* **Data extract**:
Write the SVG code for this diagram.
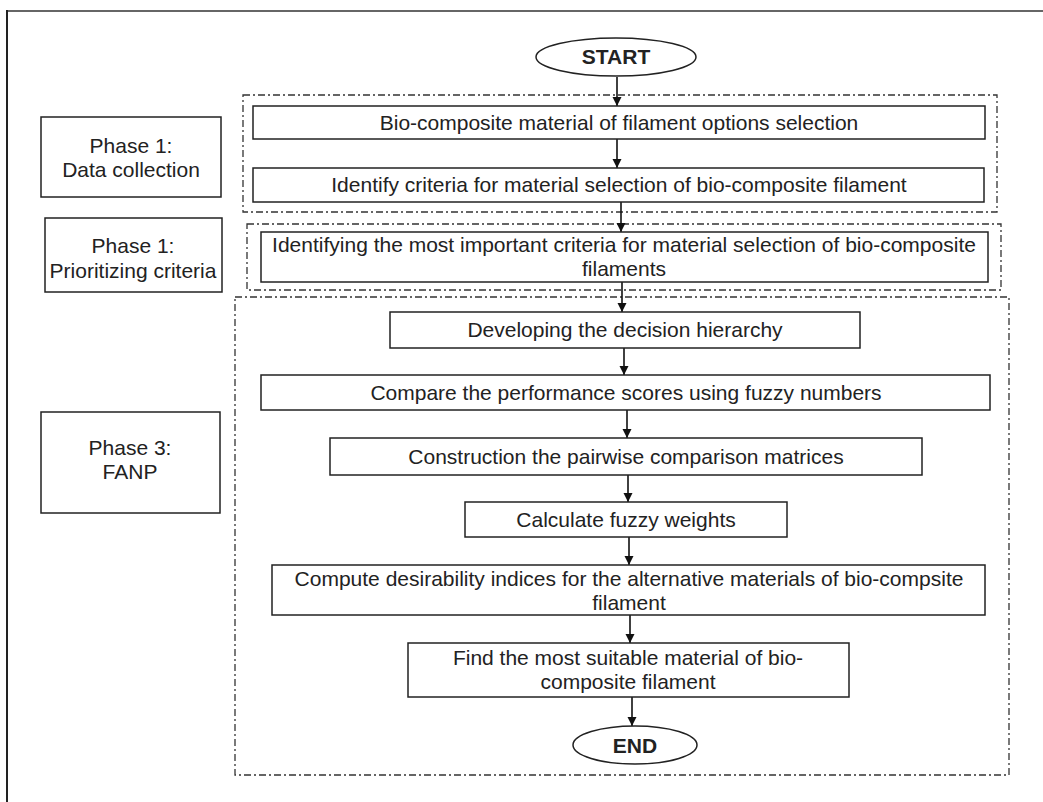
<svg xmlns="http://www.w3.org/2000/svg" width="1043" height="802" viewBox="0 0 1043 802">
<style>
.box{fill:#fff;stroke:#222;stroke-width:1.5}
.grp{fill:none;stroke:#333;stroke-width:1.3;stroke-dasharray:7 3 2 3}
.t{font-family:"Liberation Sans",Arial,sans-serif;font-size:21px;fill:#222;text-anchor:middle}
.b{font-weight:bold}
.c{stroke:#111;stroke-width:1.6;fill:none}
</style>
<defs>
<marker id="ah" markerWidth="10" markerHeight="10" refX="9" refY="5" orient="auto" markerUnits="userSpaceOnUse" viewBox="0 0 10 10">
<path d="M0,0.5 L9,5 L0,9.5 Z" fill="#111"/>
</marker>
</defs>
<rect width="1043" height="802" fill="#fff"/>
<g id="frame">
<line x1="7" y1="11" x2="1043" y2="11" stroke="#666" stroke-width="2"/>
<line x1="7" y1="10" x2="7" y2="802" stroke="#222" stroke-width="2"/>
</g>
<g id="groups">
<rect class="grp" x="243" y="95" width="754" height="117"/>
<rect class="grp" x="247" y="224" width="754" height="66"/>
<rect class="grp" x="235" y="297" width="774" height="478"/>
</g>
<g id="connectors">
<line class="c" x1="617" y1="77" x2="617" y2="106" marker-end="url(#ah)"/>
<line class="c" x1="617" y1="139" x2="617" y2="168" marker-end="url(#ah)"/>
<line class="c" x1="621" y1="202" x2="621" y2="232" marker-end="url(#ah)"/>
<line class="c" x1="622" y1="282" x2="622" y2="312" marker-end="url(#ah)"/>
<line class="c" x1="624" y1="348" x2="624" y2="375" marker-end="url(#ah)"/>
<line class="c" x1="627" y1="410" x2="627" y2="438" marker-end="url(#ah)"/>
<line class="c" x1="628" y1="475" x2="628" y2="502" marker-end="url(#ah)"/>
<line class="c" x1="629" y1="537" x2="629" y2="565" marker-end="url(#ah)"/>
<line class="c" x1="630" y1="615" x2="630" y2="643" marker-end="url(#ah)"/>
<line class="c" x1="632" y1="697" x2="632" y2="726" marker-end="url(#ah)"/>
</g>
<g id="start">
<ellipse class="box" cx="616" cy="57" rx="80" ry="19"/>
<text class="t b" x="616" y="64">START</text>
</g>
<g id="phase1-data">
<rect class="box" x="41" y="117" width="180" height="80"/>
<text class="t" x="131" y="153">Phase 1:</text>
<text class="t" x="131" y="177">Data collection</text>
</g>
<g id="phase1-prio">
<rect class="box" x="45" y="218" width="177" height="74"/>
<text class="t" x="133" y="253">Phase 1:</text>
<text class="t" x="133" y="278">Prioritizing criteria</text>
</g>
<g id="phase3">
<rect class="box" x="41" y="412" width="179" height="101"/>
<text class="t" x="130" y="455">Phase 3:</text>
<text class="t" x="130" y="479">FANP</text>
</g>
<g id="n1">
<rect class="box" x="253" y="106" width="732" height="33"/>
<text class="t" x="619" y="130">Bio-composite material of filament options selection</text>
</g>
<g id="n2">
<rect class="box" x="253" y="168" width="731" height="34"/>
<text class="t" x="619" y="192">Identify criteria for material selection of bio-composite filament</text>
</g>
<g id="n3">
<rect class="box" x="261" y="232" width="727" height="50"/>
<text class="t" x="624" y="252">Identifying the most important criteria for material selection of bio-composite</text>
<text class="t" x="624" y="276">filaments</text>
</g>
<g id="n4">
<rect class="box" x="390" y="312" width="470" height="36"/>
<text class="t" x="625" y="337">Developing the decision hierarchy</text>
</g>
<g id="n5">
<rect class="box" x="261" y="375" width="729" height="35"/>
<text class="t" x="626" y="400">Compare the performance scores using fuzzy numbers</text>
</g>
<g id="n6">
<rect class="box" x="330" y="438" width="592" height="37"/>
<text class="t" x="626" y="464">Construction the pairwise comparison matrices</text>
</g>
<g id="n7">
<rect class="box" x="465" y="502" width="322" height="35"/>
<text class="t" x="626" y="527">Calculate fuzzy weights</text>
</g>
<g id="n8">
<rect class="box" x="272" y="565" width="713" height="50"/>
<text class="t" x="629" y="586">Compute desirability indices for the alternative materials of bio-compsite</text>
<text class="t" x="629" y="610">filament</text>
</g>
<g id="n9">
<rect class="box" x="408" y="643" width="441" height="54"/>
<text class="t" x="628" y="665">Find the most suitable material of bio-</text>
<text class="t" x="628" y="689">composite filament</text>
</g>
<g id="end">
<ellipse class="box" cx="635" cy="745" rx="62" ry="19"/>
<text class="t b" x="635" y="753">END</text>
</g>
</svg>
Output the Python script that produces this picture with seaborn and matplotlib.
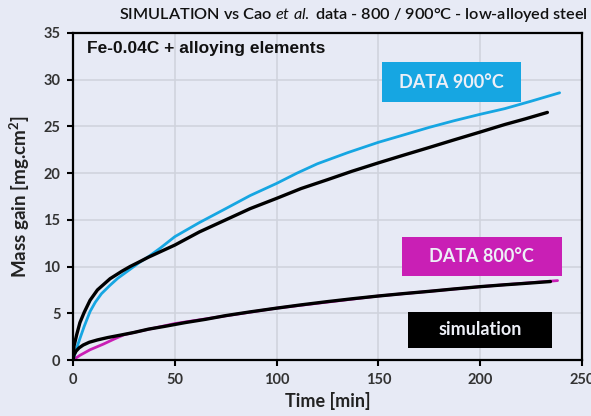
import numpy as np
import pandas as pd
import matplotlib
matplotlib.use("Agg")
import matplotlib.pyplot as plt
from matplotlib.patches import Rectangle
import seaborn as sns

# ---- data ----
t_data900 = [0, 1, 2, 3.4, 5.5, 8.4, 11, 14, 18.2, 22, 28, 33, 37, 43, 50, 62, 75, 87, 100,
             110, 120, 135, 150, 161, 175, 187, 200, 212, 225, 239]
m_data900 = [0, 0.7, 1.4, 2.3, 3.6, 5.2, 6.2, 7.1, 8.0, 8.75, 9.7, 10.5, 11.05, 12.0, 13.2, 14.7,
             16.2, 17.6, 18.9, 20.0, 21.0, 22.2, 23.3, 24.0, 24.9, 25.6, 26.3, 26.9, 27.7, 28.6]

t_sim900 = [0, 0.5, 1.8, 3.4, 5.5, 8.4, 12, 18.2, 24, 28, 33, 37, 43, 50, 62, 75, 87, 100,
            112, 125, 137, 150, 162, 175, 187, 200, 212, 222, 233]
m_sim900 = [0, 1.5, 2.7, 4.0, 5.1, 6.4, 7.5, 8.7, 9.5, 10.0, 10.55, 11.0, 11.6, 12.3, 13.7,
            15.0, 16.2, 17.3, 18.35, 19.3, 20.2, 21.1, 21.9, 22.75, 23.55, 24.4, 25.2, 25.8, 26.5]

t_data800 = [0, 3.4, 8.4, 14.9, 19.8, 25, 30, 50, 100, 150, 200, 238]
m_data800 = [0, 0.5, 1.1, 1.7, 2.2, 2.7, 2.95, 3.9, 5.55, 6.85, 7.85, 8.5]

t_sim800 = [0, 0.5, 1.5, 3, 5, 8, 12, 17, 23, 30, 37, 45, 55, 65, 75, 87, 100, 112, 125,
            137, 150, 162, 175, 187, 200, 212, 222, 234.5]
m_sim800 = [0, 0.55, 0.95, 1.3, 1.6, 1.9, 2.15, 2.4, 2.65, 2.95, 3.3, 3.6, 4.0, 4.35, 4.75,
            5.15, 5.55, 5.9, 6.25, 6.55, 6.85, 7.1, 7.35, 7.6, 7.85, 8.05, 8.2, 8.4]

x_ticks = [0, 50, 100, 150, 200, 250]
y_ticks = [0, 5, 10, 15, 20, 25, 30, 35]

BG = "#E7EAF5"
BLUE = "#16A6E2"
MAGENTA = "#C91FB5"
BLACK = "#000000"

df = pd.concat([
    pd.DataFrame({"Time": t_data800, "Mass": m_data800, "series": "DATA 800"}),
    pd.DataFrame({"Time": t_data900, "Mass": m_data900, "series": "DATA 900"}),
    pd.DataFrame({"Time": t_sim900, "Mass": m_sim900, "series": "SIM 900"}),
    pd.DataFrame({"Time": t_sim800, "Mass": m_sim800, "series": "SIM 800"}),
], ignore_index=True)

sns.set_theme(style="whitegrid")
plt.rcParams["font.family"] = ["Lato", "DejaVu Sans"]
plt.rcParams["mathtext.fontset"] = "custom"
plt.rcParams["mathtext.rm"] = "Lato"
plt.rcParams["mathtext.it"] = "Lato:italic"
plt.rcParams["mathtext.bf"] = "Lato:bold"

fig = plt.figure(figsize=(5.91, 4.16), dpi=100, facecolor=BG)
ax = fig.add_axes([73 / 591, 56 / 416, 509 / 591, 327 / 416])
ax.set_facecolor(BG)

styles = {"DATA 800": (MAGENTA, 2.0), "DATA 900": (BLUE, 2.0),
          "SIM 900": (BLACK, 2.4), "SIM 800": (BLACK, 2.4)}
for name in ["DATA 800", "DATA 900", "SIM 900", "SIM 800"]:
    sub = df[df["series"] == name]
    c, lw = styles[name]
    sns.lineplot(data=sub, x="Time", y="Mass", ax=ax, color=c, linewidth=lw,
                 sort=False, estimator=None, legend=False)

ax.set_xlim(0, 250)
ax.set_ylim(0, 35)
ax.set_xticks(x_ticks)
ax.set_yticks(y_ticks)
ax.set_xticklabels([str(v) for v in x_ticks], fontweight="bold", fontsize=10.5, color="#333333")
ax.set_yticklabels([str(v) for v in y_ticks], fontweight="bold", fontsize=10.5, color="#333333")
ax.grid(True, color="#CFD2DC", linewidth=1.1)
for s in ax.spines.values():
    s.set_visible(True)
    s.set_color("black")
    s.set_linewidth(1.6)
ax.tick_params(axis="both", which="both", length=4.5, width=1.5, color="black",
               direction="out", pad=4.5)
ax.tick_params(axis="y", left=True, right=False)
ax.tick_params(axis="x", bottom=True, top=False)

ax.set_xlabel("Time [min]", fontweight="bold", fontsize=13, color="#222222", labelpad=4)
ax.set_ylabel("Mass gain [mg.cm$^{\\mathbf{2}}$]", fontweight="bold", fontsize=13.5,
              color="#222222", labelpad=8)

fig.text(588 / 591, 1 - 15 / 416,
         r"SIMULATION vs Cao $\mathit{et\ al.}$ data - 800 / 900°C - low-alloyed steel",
         ha="right", va="center", fontsize=11.7, color="#111111", fontweight="semibold")

ax.text(0.0275, 0.952, "Fe-0.04C + alloying elements", transform=ax.transAxes,
        ha="left", va="center", fontsize=12.5, fontweight="bold", color="#111111",
        family=["Liberation Sans", "DejaVu Sans"])

def label_box(x0, x1, y0, y1, color, text):
    ax.add_patch(Rectangle((x0, y0), x1 - x0, y1 - y0, transform=ax.transAxes,
                           facecolor=color, edgecolor="none", zorder=5, clip_on=False))
    ax.text((x0 + x1) / 2, (y0 + y1) / 2, text, transform=ax.transAxes,
            ha="center", va="center", fontsize=13, fontweight="bold",
            color="#EDEFF7", zorder=6)

label_box(0.6065, 0.880, 0.790, 0.910, BLUE, "DATA 900°C")
label_box(0.6458, 0.960, 0.257, 0.375, MAGENTA, "DATA 800°C")
label_box(0.659, 0.9417, 0.0376, 0.1477, BLACK, "simulation")

fig.savefig("out.png", dpi=100, facecolor=BG)
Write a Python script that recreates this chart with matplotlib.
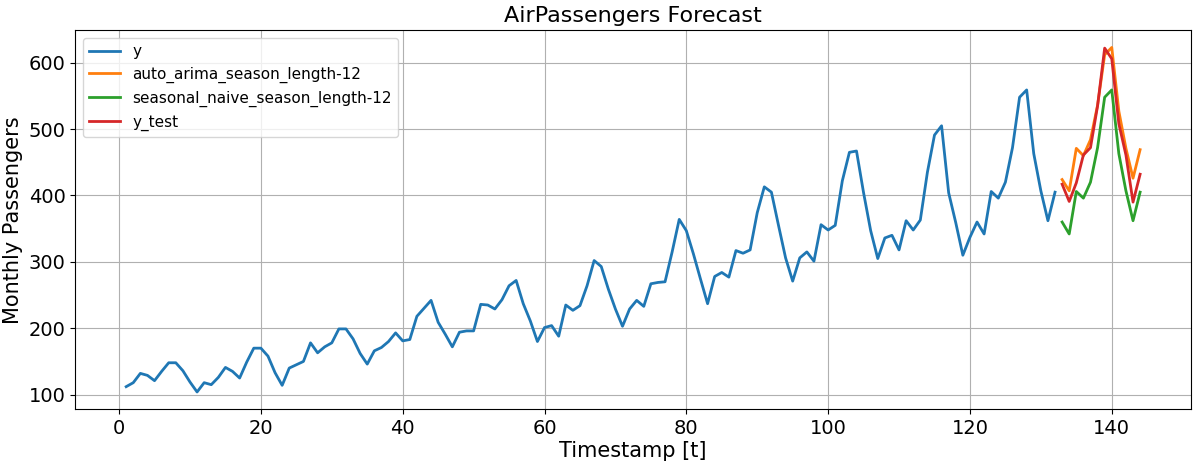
import numpy as np
import matplotlib
matplotlib.use("Agg")
from matplotlib import pyplot as plt

passengers = [112, 118, 132, 129, 121, 135, 148, 148, 136, 119, 104, 118,
              115, 126, 141, 135, 125, 149, 170, 170, 158, 133, 114, 140,
              145, 150, 178, 163, 172, 178, 199, 199, 184, 162, 146, 166,
              171, 180, 193, 181, 183, 218, 230, 242, 209, 191, 172, 194,
              196, 196, 236, 235, 229, 243, 264, 272, 237, 211, 180, 201,
              204, 188, 235, 227, 234, 264, 302, 293, 259, 229, 203, 229,
              242, 233, 267, 269, 270, 315, 364, 347, 312, 274, 237, 278,
              284, 277, 317, 313, 318, 374, 413, 405, 355, 306, 271, 306,
              315, 301, 356, 348, 355, 422, 465, 467, 404, 347, 305, 336,
              340, 318, 362, 348, 363, 435, 491, 505, 404, 359, 310, 337,
              360, 342, 406, 396, 420, 472, 548, 559, 463, 407, 362, 405,
              417, 391, 419, 461, 472, 535, 622, 606, 508, 461, 390, 432]

t_train = list(range(1, 133))
t_test = list(range(133, 145))
y_train = passengers[:132]
y_test = passengers[132:]
auto_arima = [424, 407, 471, 460, 484, 536, 612, 623, 527, 471, 426, 469]
seasonal_naive = passengers[120:132]

fig, ax = plt.subplots(figsize=(11.98, 4.65), dpi=100)
ax.plot(t_train, y_train, lw=2, label="y")
ax.plot(t_test, auto_arima, lw=2, label="auto_arima_season_length-12")
ax.plot(t_test, seasonal_naive, lw=2, label="seasonal_naive_season_length-12")
ax.plot(t_test, y_test, lw=2, label="y_test")

ax.set_title("AirPassengers Forecast", fontsize=16)
ax.set_xlabel("Timestamp [t]", fontsize=15, labelpad=2)
ax.set_ylabel("Monthly Passengers", fontsize=15)
ax.tick_params(labelsize=14)
ax.grid(True)
ax.legend(prop={"size": 11}, loc="upper left")

plt.subplots_adjust(left=0.063, right=0.994, top=0.935, bottom=0.12)
plt.savefig("out.png")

* **Work to do**: Copy out the listing above from the line containing "Write a Python" to the line containing "seasonal_naive = passengers[120:132]", both included, exactly as written and minus the images.

* **In response**:
Write a Python script that recreates this chart with matplotlib.
import numpy as np
import matplotlib
matplotlib.use("Agg")
from matplotlib import pyplot as plt

passengers = [112, 118, 132, 129, 121, 135, 148, 148, 136, 119, 104, 118,
              115, 126, 141, 135, 125, 149, 170, 170, 158, 133, 114, 140,
              145, 150, 178, 163, 172, 178, 199, 199, 184, 162, 146, 166,
              171, 180, 193, 181, 183, 218, 230, 242, 209, 191, 172, 194,
              196, 196, 236, 235, 229, 243, 264, 272, 237, 211, 180, 201,
              204, 188, 235, 227, 234, 264, 302, 293, 259, 229, 203, 229,
              242, 233, 267, 269, 270, 315, 364, 347, 312, 274, 237, 278,
              284, 277, 317, 313, 318, 374, 413, 405, 355, 306, 271, 306,
              315, 301, 356, 348, 355, 422, 465, 467, 404, 347, 305, 336,
              340, 318, 362, 348, 363, 435, 491, 505, 404, 359, 310, 337,
              360, 342, 406, 396, 420, 472, 548, 559, 463, 407, 362, 405,
              417, 391, 419, 461, 472, 535, 622, 606, 508, 461, 390, 432]

t_train = list(range(1, 133))
t_test = list(range(133, 145))
y_train = passengers[:132]
y_test = passengers[132:]
auto_arima = [424, 407, 471, 460, 484, 536, 612, 623, 527, 471, 426, 469]
seasonal_naive = passengers[120:132]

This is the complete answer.